The amendment per ailment strategy will fail Democrats

Sometimes a strategy just presents itself.  Democrats, in pushing their Senate health care bill debate, have revealed a flaw in their already byzantine approach to the whole thing, and guess what; it lends itself to a fairly simple counter-tactic.


AP News in a story about the upcoming fight, telegraphs the only possible result of the forthcoming debate;
Democrats planned to go on the offense on the same issue Tuesday with an amendment underscoring benefits to seniors and guaranteeing that basic Medicare benefits would not be touched.

Sen. Barbara Mikulski, D-Md., made a bid for support from women Monday with an amendment to reduce copays and deductibles for preventive services such as mammograms. Alluding to outrage earlier this month after a government-appointed panel said that women generally should begin routine mammograms in their 50s rather than their 40s, Mikulski said that under her amendment, "if your doctor says you need one, you're going to get one."
Two issues, two amendments.  The bill itself is a patchwork of ideas, guaranteed slapped together from multiple sources.  In addition, every issue that comes up is going to require an additional patch - Medicare is impacted? Add an amendement.  We look bad on mammograms?  Add an amendment.  Bad on abortion? Amendment (maybe not, in the Senate).  Problems with death panels - make an amendment.

This is going to become an even bigger nightmare of patchwork on patchwork.

So what's the "obvious" counter-strategy? It's simple.  Conservatives, and the GOP need to do two things - continue to find new issues that the Democrats will have to address, and secondly, continue to bring those issues to the attention of the public by whatever means necessary - in the debate, via Sarah Palin's Facebook messages, comments to Fox News, send them to Rush Limbaugh and Glen Beck, or via any means necessary.

Here's the method for the conservative counter-tactic;

-the GOP should assign teams to investigate and compile a list of distinct problems with the bill
-the conservative blogosphere could do the same, with a key site like HotAir bringing forth the issues one at a time as a meme to spread on the internet.
-the issues should be brought forth one or two at a time to allow the Democrats to respond to each individually.

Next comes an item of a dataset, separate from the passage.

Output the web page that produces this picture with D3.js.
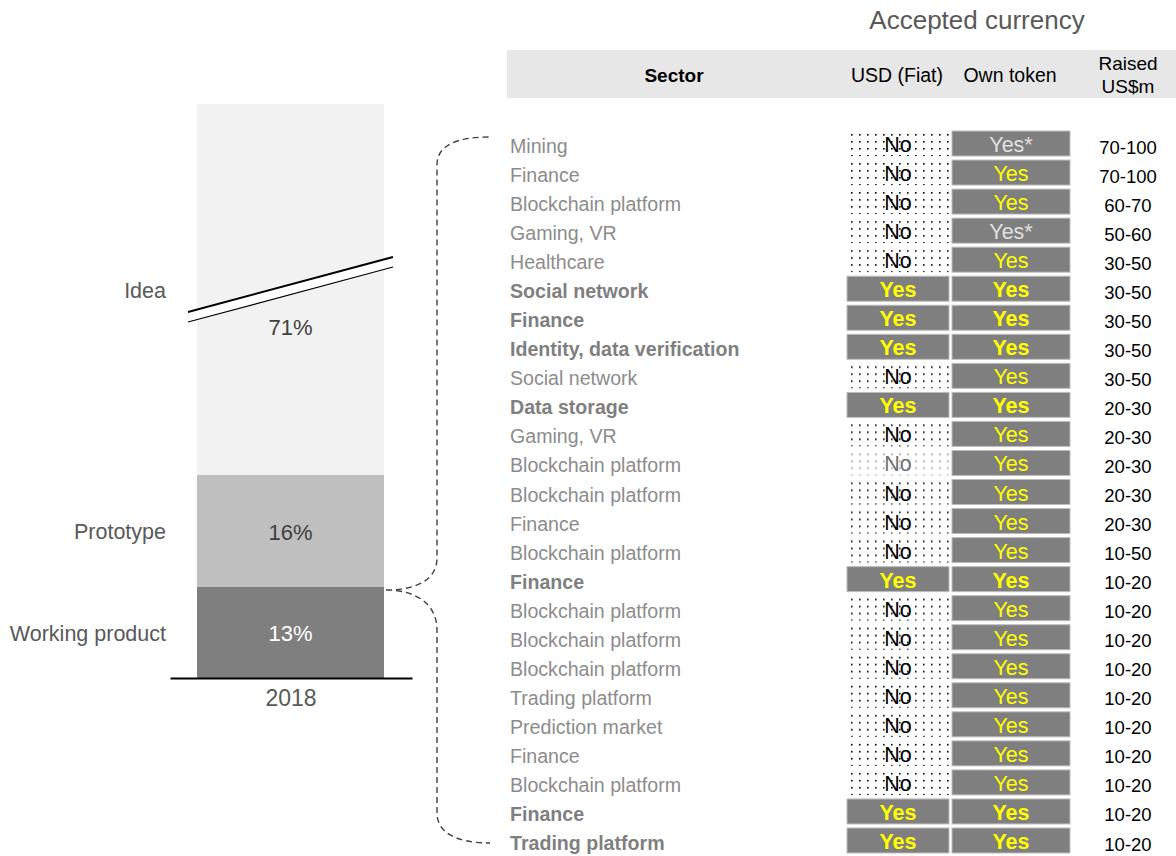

Here's why it works.  With each amendment that gets added, it becomes more apparent that this is a clumsy plan that has not been well thought out beforehand and deserves a longer review.  That delays the vote before a filibuster even becomes necessary.  It even forestalls the Democrats internal moderate versus liberals debate.  It buys time Secondly it drives down public opinion in the process.  Every day another amendment gets added it becomes easier to say, we keep finding more holes and this plan isn't well thought out. On the other side, Democrats could start saying enough to the amendments.  But that will only anger those who see more holes popping up in the plan and now they're not being addressed.  As public opinion declines, the votes for the bill may drain away.

The only possible negative I can see in this approach is that people like Senator Lieberman who may be willing to filibuster might be put off by the tactic and may change their minds on whether to filibuster down the road.  It may mean not enough votes get drained away before a filibuster ends.

But, t'is better to die fighting than merely hoping for a happy ending.